Problem to work on.
Every line of the material is to be quoted verbatim, minus the pictures.

Data lines.
----------------------------------------

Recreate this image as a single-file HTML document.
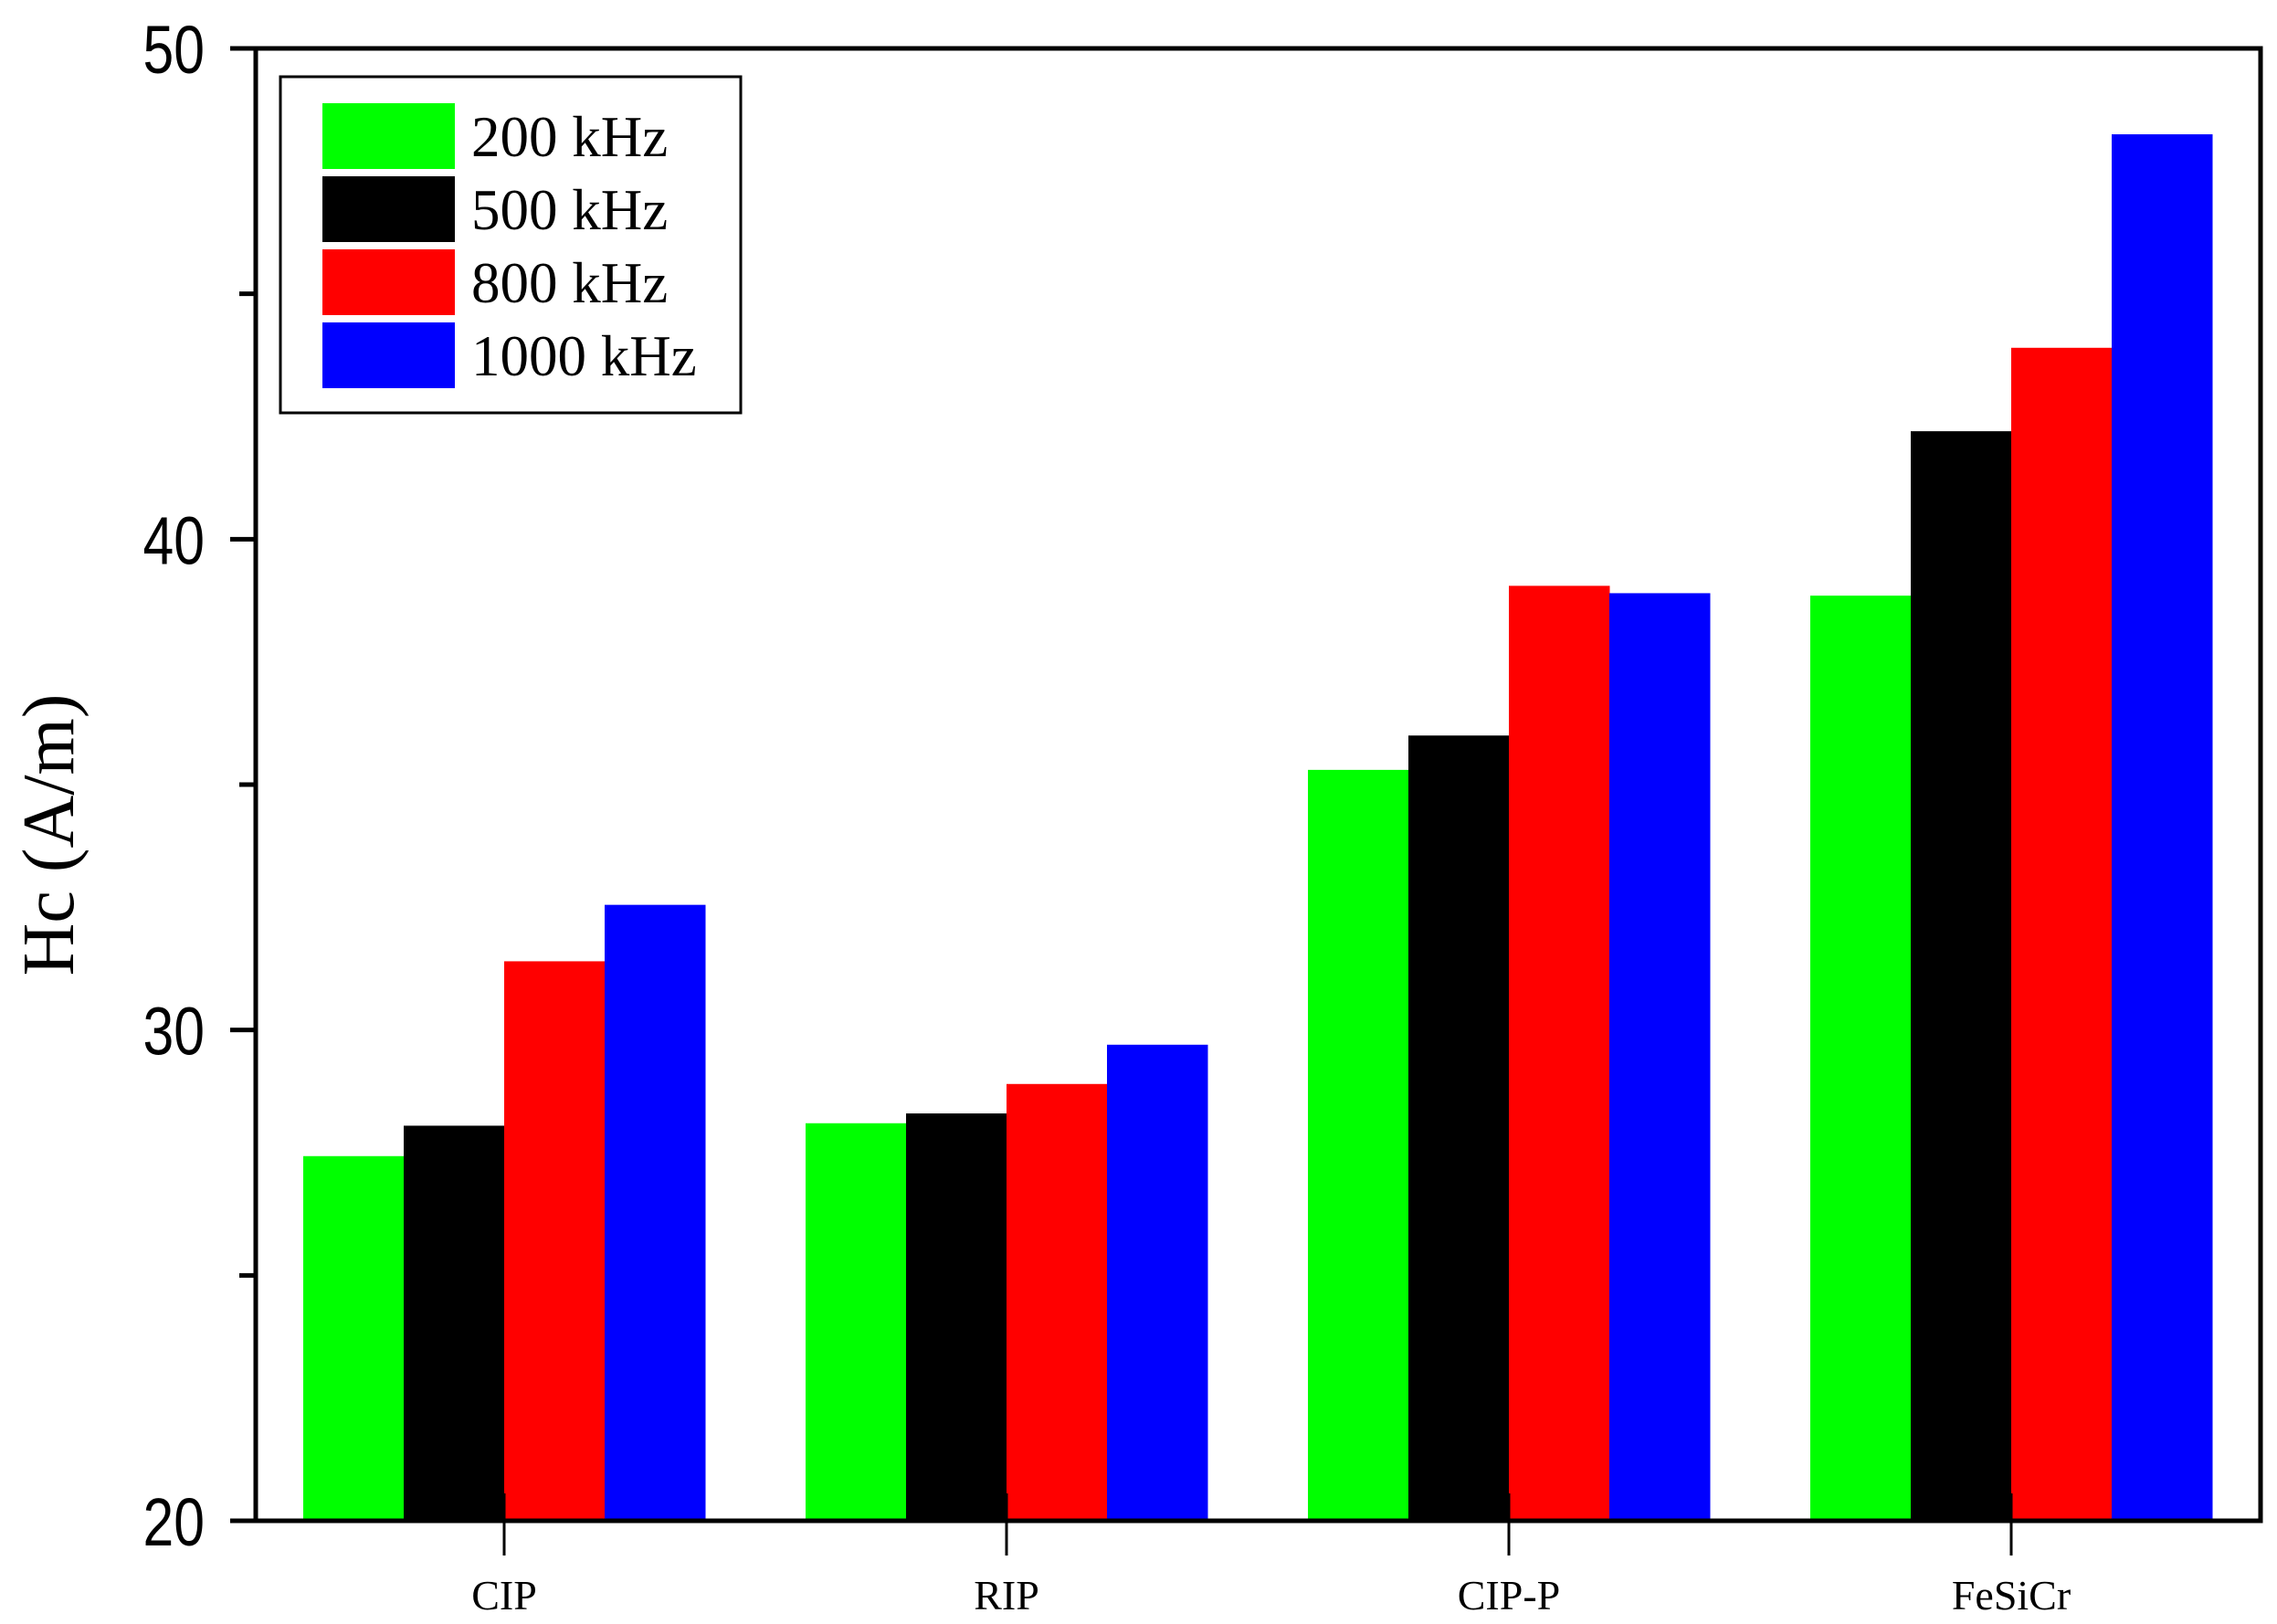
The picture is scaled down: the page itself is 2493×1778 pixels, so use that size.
<!DOCTYPE html>
<html><head><meta charset="utf-8"><style>
html,body{margin:0;padding:0;background:#fff;}
svg{display:block;}
</style></head><body>
<svg id="chart" width="2493" height="1778" xmlns="http://www.w3.org/2000/svg">
<g id="bars"></g>
<g id="axes"></g>
<g id="legend"></g>
<text x="0" y="0" transform="translate(80,914) rotate(-90)" text-anchor="middle" font-family="Liberation Serif, serif" font-size="80">Hc (A/m)</text>
</svg>
<script>
const categories = ["CIP","RIP","CIP-P","FeSiCr"];
const seriesNames = ["200 kHz","500 kHz","800 kHz","1000 kHz"];
const s200 = [27.43, 28.1, 35.3, 38.85];
const s500 = [28.05, 28.3, 36.0, 42.2];
const s800 = [31.4, 28.9, 39.05, 43.9];
const s1000 = [32.55, 29.7, 38.9, 48.25];
const yTicks = [20,30,40,50];
const yMinor = [25,35,45];
const colors = ["#00ff00","#000000","#ff0000","#0000ff"];
const series = [s200,s500,s800,s1000];

const NS="http://www.w3.org/2000/svg";
const L=280,R=2475,T=53,B=1665,yMin=20,yMax=50;
const y=v=>B-(v-yMin)/(yMax-yMin)*(B-T);
const groupCenter=i=>552+i*550;
const bw=110;
function mk(tag,attrs,parent){const e=document.createElementNS(NS,tag);for(const k in attrs)e.setAttribute(k,attrs[k]);parent.appendChild(e);return e;}
const bars=document.getElementById('bars'),axes=document.getElementById('axes'),legend=document.getElementById('legend');

series.forEach((s,si)=>{s.forEach((v,ci)=>{
  const x=groupCenter(ci)-2*bw+si*bw;
  const r=mk('rect',{x:x,y:y(v),width:bw+0.5,height:B-y(v),fill:colors[si]},bars);
  
  
});});

const frame=mk('rect',{x:L,y:T,width:R-L,height:B-T,fill:'none',stroke:'#000','stroke-width':5},axes);


yTicks.forEach(t=>{
  const ln=mk('line',{x1:L-28,x2:L,y1:y(t),y2:y(t),stroke:'#000','stroke-width':5},axes);
  
  
  const tx=mk('text',{x:0,y:0,'text-anchor':'end','font-family':'Liberation Sans, sans-serif','font-size':74,transform:'translate('+(L-56)+','+(y(t)+27)+') scale(0.82,1)'},axes);
  tx.textContent=t;
  
  
});
yMinor.forEach(t=>{
  const ln=mk('line',{x1:L-18,x2:L,y1:y(t),y2:y(t),stroke:'#000','stroke-width':5},axes);
  
  
});
categories.forEach((c,i)=>{
  const cx=groupCenter(i);
  const ln=mk('line',{x1:cx,x2:cx,y1:B-30,y2:B+38,stroke:'#000','stroke-width':3},axes);
  
  
  const tx=mk('text',{x:cx,y:1762,'text-anchor':'middle','font-family':'Liberation Serif, serif','font-size':46},axes);
  tx.textContent=c;
  
  
});

const lb=mk('rect',{x:307,y:84,width:504,height:368,fill:'#fff',stroke:'#000','stroke-width':3},legend);


seriesNames.forEach((n,i)=>{
  const yy=113+i*80;
  const sw=mk('rect',{x:353,y:yy,width:145,height:72,fill:colors[i]},legend);
  
  
  const tx=mk('text',{x:516,y:yy+58,'font-family':'Liberation Serif, serif','font-size':63},legend);
  tx.textContent=n;
  
  
});
</script>
</body></html>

----------------------------------------

Solution to this problem.
Recreate this image as a single-file HTML document.
The picture is scaled down: the page itself is 2493×1778 pixels, so use that size.
<!DOCTYPE html>
<html><head><meta charset="utf-8"><style>
html,body{margin:0;padding:0;background:#fff;}
svg{display:block;}
</style></head><body>
<svg id="chart" width="2493" height="1778" xmlns="http://www.w3.org/2000/svg">
<g id="bars"></g>
<g id="axes"></g>
<g id="legend"></g>
<text x="0" y="0" transform="translate(80,914) rotate(-90)" text-anchor="middle" font-family="Liberation Serif, serif" font-size="80">Hc (A/m)</text>
</svg>
<script>
const categories = ["CIP","RIP","CIP-P","FeSiCr"];
const seriesNames = ["200 kHz","500 kHz","800 kHz","1000 kHz"];
const s200 = [27.43, 28.1, 35.3, 38.85];
const s500 = [28.05, 28.3, 36.0, 42.2];
const s800 = [31.4, 28.9, 39.05, 43.9];
const s1000 = [32.55, 29.7, 38.9, 48.25];
const yTicks = [20,30,40,50];
const yMinor = [25,35,45];
const colors = ["#00ff00","#000000","#ff0000","#0000ff"];
const series = [s200,s500,s800,s1000];

const NS="http://www.w3.org/2000/svg";
const L=280,R=2475,T=53,B=1665,yMin=20,yMax=50;
const y=v=>B-(v-yMin)/(yMax-yMin)*(B-T);
const groupCenter=i=>552+i*550;
const bw=110;
function mk(tag,attrs,parent){const e=document.createElementNS(NS,tag);for(const k in attrs)e.setAttribute(k,attrs[k]);parent.appendChild(e);return e;}
const bars=document.getElementById('bars'),axes=document.getElementById('axes'),legend=document.getElementById('legend');

series.forEach((s,si)=>{s.forEach((v,ci)=>{
  const x=groupCenter(ci)-2*bw+si*bw;
  const r=mk('rect',{x:x,y:y(v),width:bw+0.5,height:B-y(v),fill:colors[si]},bars);
  
  
});});

const frame=mk('rect',{x:L,y:T,width:R-L,height:B-T,fill:'none',stroke:'#000','stroke-width':5},axes);


yTicks.forEach(t=>{
  const ln=mk('line',{x1:L-28,x2:L,y1:y(t),y2:y(t),stroke:'#000','stroke-width':5},axes);
  
  
  const tx=mk('text',{x:0,y:0,'text-anchor':'end','font-family':'Liberation Sans, sans-serif','font-size':74,transform:'translate('+(L-56)+','+(y(t)+27)+') scale(0.82,1)'},axes);
  tx.textContent=t;
  
  
});
yMinor.forEach(t=>{
  const ln=mk('line',{x1:L-18,x2:L,y1:y(t),y2:y(t),stroke:'#000','stroke-width':5},axes);
  
  
});
categories.forEach((c,i)=>{
  const cx=groupCenter(i);
  const ln=mk('line',{x1:cx,x2:cx,y1:B-30,y2:B+38,stroke:'#000','stroke-width':3},axes);
  
  
  const tx=mk('text',{x:cx,y:1762,'text-anchor':'middle','font-family':'Liberation Serif, serif','font-size':46},axes);
  tx.textContent=c;
  
  
});

const lb=mk('rect',{x:307,y:84,width:504,height:368,fill:'#fff',stroke:'#000','stroke-width':3},legend);


seriesNames.forEach((n,i)=>{
  const yy=113+i*80;
  const sw=mk('rect',{x:353,y:yy,width:145,height:72,fill:colors[i]},legend);
  
  
  const tx=mk('text',{x:516,y:yy+58,'font-family':'Liberation Serif, serif','font-size':63},legend);
  tx.textContent=n;
  
  
});
</script>
</body></html>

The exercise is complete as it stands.